How HR Can Use Big Data to Drive Employee Productivity and Performance: Part 2
Part 2: Employee Recruitment and Retention
In this two part series, I am exploring how Human Resource departments can utilize data to improve the efficiency and effectiveness of organizational operations and employees’ work.
In the first part of this series, I examined how HR can leverage a broad range of data sets to better evaluate the impact of professional development programs and effectively nurture the learning and development needs of employees. In this second part, I will focus on how data can support the improvement of recruitment practices and retention policies and programs to drive higher levels of operational efficiency, thereby impacting overall productivity and performance.
The Challenges of Effective Hiring and Retention
Despite the growth of emerging recruitment solutions such as LinkedIn, companies continue to experience high levels of inefficiency in identifying, interviewing, and eventually hiring top talent into their respective organizations.
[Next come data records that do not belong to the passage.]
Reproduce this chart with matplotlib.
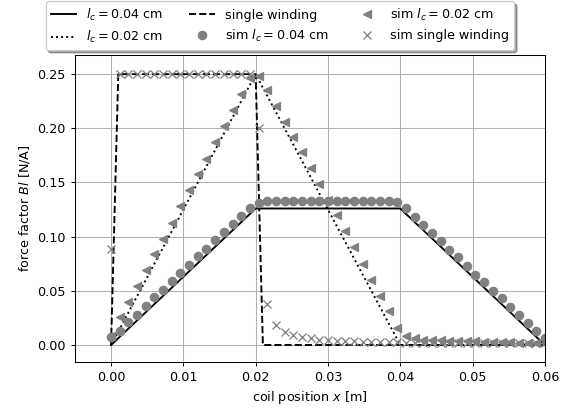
import numpy as np
import matplotlib
matplotlib.use("Agg")
import matplotlib.pyplot as plt

# theory lines (vertices)
x_lc04 = [0.0, 0.02, 0.04, 0.06]
y_lc04 = [0.0, 0.126, 0.126, 0.0]
x_lc02 = [0.0, 0.02, 0.04, 0.06]
y_lc02 = [0.0, 0.25, 0.0, 0.0]
x_single = [0.0, 0.001, 0.02, 0.021, 0.06]
y_single = [0.0, 0.25, 0.25, 0.0, 0.0]

# simulation sample positions (51 points, 0 .. 0.06 m)
x_sim = np.linspace(0.0, 0.06, 51)

sim_lc04 = [0.007, 0.013, 0.021, 0.028, 0.036, 0.044, 0.051, 0.059, 0.066, 0.074,
            0.082, 0.089, 0.097, 0.104, 0.112, 0.119, 0.126, 0.131, 0.133, 0.133,
            0.133, 0.133, 0.133, 0.133, 0.133, 0.133, 0.133, 0.133, 0.133, 0.133,
            0.133, 0.133, 0.133, 0.132, 0.126, 0.118, 0.111, 0.103, 0.096, 0.088,
            0.081, 0.073, 0.065, 0.058, 0.050, 0.043, 0.035, 0.028, 0.020, 0.013,
            0.006]

sim_lc02 = [0.008, 0.026, 0.040, 0.054, 0.069, 0.084, 0.098, 0.113, 0.128, 0.143,
            0.158, 0.172, 0.187, 0.202, 0.217, 0.232, 0.246, 0.248, 0.235, 0.221,
            0.206, 0.192, 0.178, 0.163, 0.149, 0.134, 0.120, 0.105, 0.090, 0.075,
            0.060, 0.045, 0.031, 0.016, 0.008, 0.006, 0.005, 0.005, 0.005, 0.004,
            0.004, 0.004, 0.004, 0.003, 0.003, 0.003, 0.003, 0.002, 0.002, 0.002,
            0.002]

sim_single = [0.089, 0.250, 0.250, 0.250, 0.250, 0.250, 0.250, 0.250, 0.250, 0.250,
              0.250, 0.250, 0.250, 0.250, 0.250, 0.250, 0.250, 0.200, 0.038, 0.018,
              0.012, 0.009, 0.007, 0.006, 0.005, 0.005, 0.004, 0.004, 0.004, 0.003,
              0.003, 0.003, 0.003, 0.003, 0.002, 0.002, 0.002, 0.002, 0.002, 0.002,
              0.002, 0.002, 0.002, 0.002, 0.002, 0.002, 0.002, 0.002, 0.002, 0.002,
              0.002]

DPI = 92
fig = plt.figure(figsize=(576 / DPI, 411 / DPI), dpi=DPI)
ax = fig.add_axes([0.130, 0.120, 0.816, 0.747])

ax.plot(x_lc04, y_lc04, 'k-', lw=1.5, label=r'$l_c = 0.04$ cm')
ax.plot(x_lc02, y_lc02, 'k:', lw=1.5, label=r'$l_c = 0.02$ cm')
ax.plot(x_single, y_single, 'k--', lw=1.5, label='single winding')
ax.plot(x_sim, sim_lc04, 'o', color='gray', ms=6.5, lw=0, label=r'sim $l_c = 0.04$ cm')
ax.plot(x_sim, sim_lc02, '<', color='gray', ms=6.5, lw=0, label=r'sim $l_c = 0.02$ cm')
ax.plot(x_sim, sim_single, 'x', color='gray', ms=6.5, lw=0, label='sim single winding')

ax.set_xlim(-0.005, 0.06)
ax.set_ylim(-0.0154, 0.268)
ax.set_xticks([0.0, 0.01, 0.02, 0.03, 0.04, 0.05, 0.06])
ax.set_yticks([0.0, 0.05, 0.10, 0.15, 0.20, 0.25])
ax.grid(True)
ax.set_xlabel(r'coil position $x$ [m]')
ax.set_ylabel(r'force factor $Bl$ [N/A]')

fig.legend(loc='upper center', bbox_to_anchor=(280 / 576, 1 + 5 / 411), ncol=3,
           shadow=True, fancybox=True, fontsize=10)

fig.savefig('out.png', dpi=DPI)
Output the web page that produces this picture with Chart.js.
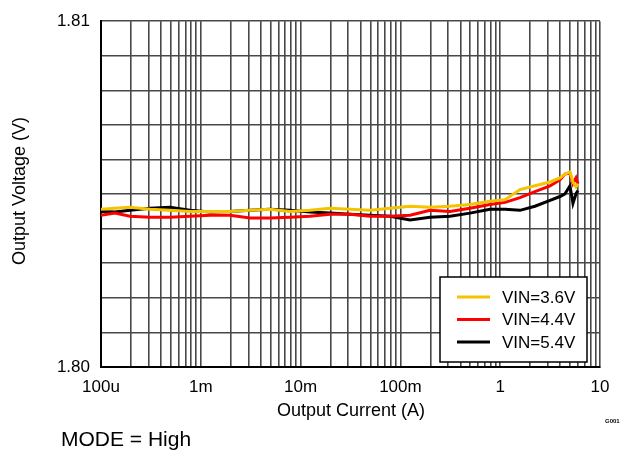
<!DOCTYPE html>
<html>
<head>
<meta charset="utf-8">
<style>
  html, body { margin: 0; padding: 0; background: #fff; }
  #wrap { width: 625px; height: 457px; position: relative; }
</style>
<script src="https://cdn.jsdelivr.net/npm/chart.js@4.4.1/dist/chart.umd.min.js"></script>
</head>
<body>
<div id="wrap"><canvas id="chart" width="625" height="457"></canvas></div>
<script>
// Output current (A), shared by all three traces
const current = [1.0e-4, 1.38e-4, 1.95e-4, 3.10e-4, 4.91e-4, 7.79e-4, 1.24e-3, 1.96e-3,
    3.11e-3, 4.93e-3, 7.83e-3, 1.24e-2, 1.97e-2, 3.13e-2, 4.96e-2, 7.87e-2, 0.125, 0.198,
    0.314, 0.498, 0.790, 1.12, 1.58, 2.23, 3.16, 3.97, 4.46, 5.00, 5.36, 5.75, 6.02];

const vin36 = [1.80456, 1.80459, 1.80462, 1.80456, 1.80453, 1.80450, 1.80450, 1.80450,
    1.80453, 1.80456, 1.80450, 1.80453, 1.80459, 1.80456, 1.80453, 1.80459, 1.80465, 1.80462,
    1.80465, 1.80470, 1.80479, 1.80484, 1.80513, 1.80524, 1.80535, 1.80547, 1.80558, 1.80564,
    1.80535, 1.80521, 1.80530];

const vin44 = [1.80439, 1.80445, 1.80436, 1.80433, 1.80433, 1.80436, 1.80439, 1.80439,
    1.80431, 1.80431, 1.80433, 1.80436, 1.80442, 1.80442, 1.80436, 1.80436, 1.80439, 1.80453,
    1.80450, 1.80459, 1.80470, 1.80476, 1.80490, 1.80507, 1.80524, 1.80541, 1.80558, 1.80561,
    1.80530, 1.80547, 1.80530];

const vin54 = [1.80450, 1.80448, 1.80453, 1.80459, 1.80462, 1.80453, 1.80448, 1.80450,
    1.80453, 1.80456, 1.80453, 1.80448, 1.80445, 1.80442, 1.80439, 1.80436, 1.80425, 1.80433,
    1.80436, 1.80445, 1.80456, 1.80456, 1.80453, 1.80465, 1.80482, 1.80493, 1.80501, 1.80524,
    1.80473, 1.80501, 1.80510];

const seriesLabels = ['VIN=3.6V', 'VIN=4.4V', 'VIN=5.4V'];
const seriesColors = ['#f5c400', '#ff0000', '#000000'];

const xDecades = [1e-4, 1e-3, 1e-2, 1e-1, 1, 10];
const xTickLabels = ['100u', '1m', '10m', '100m', '1', '10'];
const yTicks = [1.800, 1.801, 1.802, 1.803, 1.804, 1.805, 1.806, 1.807, 1.808, 1.809, 1.810];
const yTickLabels = ['1.80', '', '', '', '', '', '', '', '', '', '1.81'];

// all 1..9 x 10^k grid positions between 100u and 10
const xGrid = [];
for (let d = 0; d < xDecades.length - 1; d++) {
    for (let m = 1; m < 10; m++) xGrid.push(xDecades[d] * m);
}
xGrid.push(10);

const FONT = "'Liberation Sans', Arial, sans-serif";

function toPoints(ys) {
    return current.map((x, i) => ({ x: x, y: ys[i] }));
}

// legend box, axis titles and footnotes
const extras = {
    id: 'extras',
    afterDraw(chart) {
        const ctx = chart.ctx;
        ctx.save();
        ctx.fillStyle = '#000';

        // y title
        ctx.font = '18px ' + FONT;
        ctx.textAlign = 'center';
        ctx.textBaseline = 'middle';
        ctx.save();
        ctx.translate(20, 191);
        ctx.rotate(-Math.PI / 2);
        ctx.fillText('Output Voltage (V)', 0, 0);
        ctx.restore();

        // x title
        ctx.fillText('Output Current (A)', 351, 411);

        // footnotes
        ctx.font = '21px ' + FONT;
        ctx.textAlign = 'left';
        ctx.fillText('MODE = High', 61, 440);
        ctx.font = 'bold 6px ' + FONT;
        ctx.fillText('G001', 605, 421);

        // legend
        const bx = 440, by = 277, bw = 147, bh = 85;
        ctx.fillStyle = '#fff';
        ctx.fillRect(bx, by, bw, bh);
        ctx.lineWidth = 1.5;
        ctx.strokeStyle = '#000';
        ctx.strokeRect(bx, by, bw, bh);
        ctx.font = '17px ' + FONT;
        ctx.textBaseline = 'middle';
        chart.data.datasets.forEach((ds, i) => {
            const y = by + 20 + i * 22.5;
            ctx.strokeStyle = ds.borderColor;
            ctx.lineWidth = 3;
            ctx.beginPath();
            ctx.moveTo(bx + 17, y);
            ctx.lineTo(bx + 50, y);
            ctx.stroke();
            ctx.fillStyle = '#000';
            ctx.fillText(ds.label, bx + 62, y + 1);
        });
        ctx.restore();
    }
};

new Chart(document.getElementById('chart'), {
    type: 'line',
    data: {
        datasets: [
            { label: seriesLabels[0], data: toPoints(vin36), borderColor: seriesColors[0] },
            { label: seriesLabels[1], data: toPoints(vin44), borderColor: seriesColors[1] },
            { label: seriesLabels[2], data: toPoints(vin54), borderColor: seriesColors[2] }
        ]
    },
    options: {
        responsive: false,
        animation: false,
        layout: { padding: { left: 0, right: 25, top: 14, bottom: 0 } },
        elements: {
            point: { radius: 0 },
            line: { borderWidth: 3, tension: 0 }
        },
        plugins: {
            legend: { display: false },
            tooltip: { enabled: false }
        },
        scales: {
            x: {
                type: 'logarithmic',
                min: 1e-4,
                max: 10,
                afterBuildTicks: scale => { scale.ticks = xGrid.map(v => ({ value: v })); },
                afterFit: scale => { scale.height = 90; },
                grid: { color: '#484848', lineWidth: 1.6, drawTicks: false },
                border: { color: '#000', width: 2 },
                ticks: {
                    autoSkip: false,
                    maxRotation: 0,
                    padding: 10,
                    color: '#000',
                    font: { family: FONT, size: 17 },
                    callback: function(value) {
                        const i = xDecades.findIndex(d => Math.abs(Math.log10(d) - Math.log10(value)) < 1e-6);
                        return i >= 0 ? xTickLabels[i] : '';
                    }
                }
            },
            y: {
                min: 1.80,
                max: 1.81,
                afterBuildTicks: scale => { scale.ticks = yTicks.map(v => ({ value: v })); },
                afterFit: scale => { scale.width = 101; },
                grid: { color: '#484848', lineWidth: 1.6, drawTicks: false },
                border: { color: '#000', width: 2 },
                ticks: {
                    padding: 11,
                    color: '#000',
                    font: { family: FONT, size: 17 },
                    callback: function(value, index) { return yTickLabels[index]; }
                }
            }
        }
    },
    plugins: [extras]
});
</script>
</body>
</html>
Some argue that the process is more art than science, though after careful examination of large recruitment data sets, one may think otherwise. Additionally, recruitment costs continue to rise as more companies aggressively compete for smaller pools of highly specialized talent, particularly in the technology sector.
Aside from the challenges of getting people into your company, it is also becoming more difficult to keep them there and happy. As the competition for talent heats up, more companies are strengthening their benefits packages and implementing innovative strategies for increasing employee satisfaction and retention levels. The costs of these interventions can quickly add up and the return on investments may take longer to realize, or, in some cases, be difficult to measure or even justify.
How Big Data Can Play a Role
If companies make investments to improve their data systems, particularly in capturing larger quantities of highly refined data across the full recruitment cycle and in relation to employee retention policies and programs, then there will be more opportunities to identify key patterns, trends, and anomalies, which can be leveraged or corrected to improve efficiency and performance.
By doing so, companies can begin to address some difficult questions that are often experienced but go unexplained. For example, these could include:
- why a proportion of candidates who are identified as potentials by recruiters are not brought in for interviews by a hiring manager
- why a high percentage of offer letters are declined by candidates from a particular department
- why a costly retention program is being underutilized by employees
This data can be derived from interview notes, recruitment management systems, employee satisfaction/feedback surveys, exit interviews, etc.
The following are two examples of how data collection and analysis has supported the identification of key factors that contribute to recruitment efficiency and effective retention programs.
Examples of How HR Can Use Big Data to Improve Recruitment and Retention
What’s in a Name? More than You Might Think
A company that was collecting highly detailed recruitment data began to notice a pattern emerging amongst candidates below the age of the 28. A high percentage of candidates from this segment were declining job offers than any other segment by age or other attribute.
As the company explored this issue further, it realized that candidates within this segment were acutely sensitive to job titles and were more willing to accept offers if the title conveyed a higher sense of responsibility or authority in the respective area of work.
The company took this finding into account with future candidates in this segment and communicated its flexibility on the naming of titles for the respective roles. Without fail, the numbers began to turn, and more candidates from this segment began accepting job offers — and of course, took on new titles!
More Time with a Newborn May Lead to More Time with the Company
Another company that had implemented a sophisticated HR data management solution began to notice that an increasing proportion of female employees were switching companies just before starting a family. This became known through comments shared by employees during their exit interviews.
The company soon realized that its maternity leave benefits policy was not up to par with industry leaders, and that more could have been done to ensure that new parents were able to adequately balance their personal and work responsibilities upon starting a family. As such, the company modified its maternity leave policy to be consistent with industry leaders and also introduced some innovative family friendly programs — both factors played a key role in reducing the attrition rate within the segment.
Investment in Data Can Go a Long Way
The examples outlined above illustrate the immense value that can be gained for companies and employees when a larger volume of data is captured on recruitment processes and retention policies and programs. Though it may seem to be a high investment in terms of time and costs, comprehensive data management systems hold significant long-term benefits, which undoubtedly outweigh the short-term costs.
As technology becomes more prevalent throughout business operations, it will become much easier to capture the relevant data needed to make more informed decisions about HR policies and practices — leading to overall improved performance and productivity for companies.
What are some ways in which your HR department is utilizing larger data sets to improve employee recruitment practices and retention policies and programs?